Nowadays, we live in a secular society. I respect other people’s beliefs. But in a Western culture that worships busyness and work, it’s all the more important to stop and feast at the weekend.
I spoke with a friend about this a few weeks ago. They were complaining about their PhD supervisor arranging meetings on Easter Monday. (Even if you’re not Christian, it’s still a Bank Holiday here in the UK!)
In our family, we used to have the tradition of a Sunday Roast Dinner every weekend. It’s evolved over the years, away from meat, veg and Yorkshire puddings, but the essence is still the same – to come together, feast and share a meal with the family. I believe Christian theology states that we are supposed to celebrate the Lord’s Resurrection every Sunday – not just at Easter – and I think this ties in with the idea of celebrating and feasting at the weekend.
You don’t have to be religious to do this at all, but I think time away from devices, meetings and work is critical. The time that instead, could be spent with loved ones, in the outdoors, resting and/or for our own well-being.

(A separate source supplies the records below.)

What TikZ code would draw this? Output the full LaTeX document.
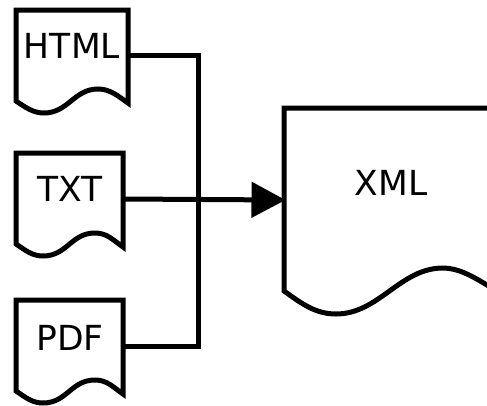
\documentclass[tikz,border=0pt]{standalone}
\usepackage{fontspec}
\setmainfont{DejaVu Sans}
\usetikzlibrary{arrows.meta}
\tikzset{
  docshape/.style={draw=black,line width=5pt,line join=miter,fill=white},
  doclabel/.style={inner sep=0pt,font=\fontsize{34.5}{34.5}\selectfont,text=black,anchor=center},
  wire/.style={draw=black,line width=5pt,line join=miter},
  feed/.style={draw=black,line width=5pt,-{Triangle[length=34pt,width=35pt]}}
}
\begin{document}
\begin{tikzpicture}[x=1pt,y=-1pt]
\useasboundingbox (0,0) rectangle (487,405);
\begin{scope}
\clip (0,0) rectangle (487,405);
% documents
\path[docshape] (16,101) -- (16,10) -- (128,10) -- (128,103)
  .. controls (118,96) and (110,89) .. (98,89)
  .. controls (74,89) and (68,113) .. (44,113)
  .. controls (33,113) and (25,107) .. cycle;
\path[docshape] (16,244) -- (16,153) -- (123,153) -- (123,247)
  .. controls (113,240) and (107,233) .. (95,233)
  .. controls (71,233) and (67,256) .. (43,256)
  .. controls (32,256) and (25,250) .. cycle;
\path[docshape] (16,391) -- (16,300) -- (123,300) -- (123,394)
  .. controls (113,387) and (107,380) .. (95,380)
  .. controls (71,380) and (67,403) .. (43,403)
  .. controls (32,403) and (25,397) .. cycle;
\path[docshape] (284,291) -- (284,108) -- (495,108) -- (495,290) -- (487,285)
  .. controls (472,276) and (458,268) .. (443,268)
  .. controls (400,268) and (379,314) .. (336,314)
  .. controls (315,314) and (301,303) .. cycle;
\end{scope}
\node[doclabel] (html) at (72,46) {HTML};
\node[doclabel] (txt) at (70,189) {TXT};
\node[doclabel] (pdf) at (70,338) {PDF};
\node[doclabel] (xml) at (391,183) {XML};
\coordinate (htmlport) at (128,55);
\coordinate (txtport) at (123,199);
\coordinate (pdfport) at (123,346);
\coordinate (xmlport) at (285.5,200);
\coordinate (busa) at (198,55);
\coordinate (busb) at (198,346);
\path[wire] (htmlport) -- (busa) -- (busb) -- (pdfport);
\path[feed] (txtport) -- (xmlport);
\end{tikzpicture}
\end{document}
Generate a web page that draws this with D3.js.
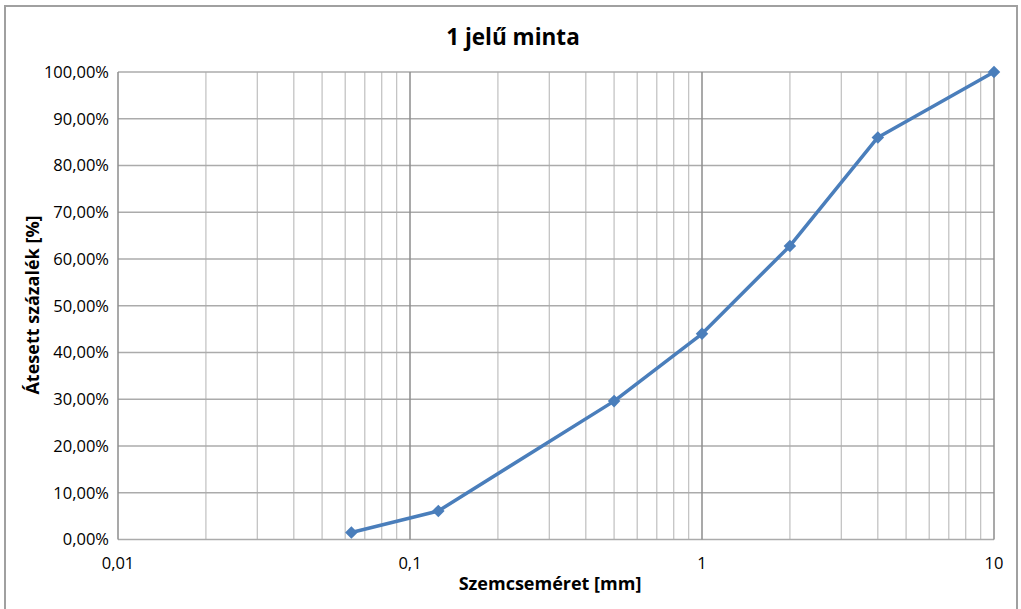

Sometimes, we have to work on weekends – certain businesses, services, the Public Health Service, for example. But the “weekend” doesn’t have to necessarily be on Friday night, Saturday and Sunday. Perhaps, these jobs just make it a little more difficult logistically.
The Sabbath, I believe, is not about confusing rules of what one should and shouldn’t do. It’s essentially about rest and worship. When we don’t make time to stop and do these things, we forget to rest and begin to worship other things.
What you think of celebrating and feasting?
Do you share meals with loved ones? When?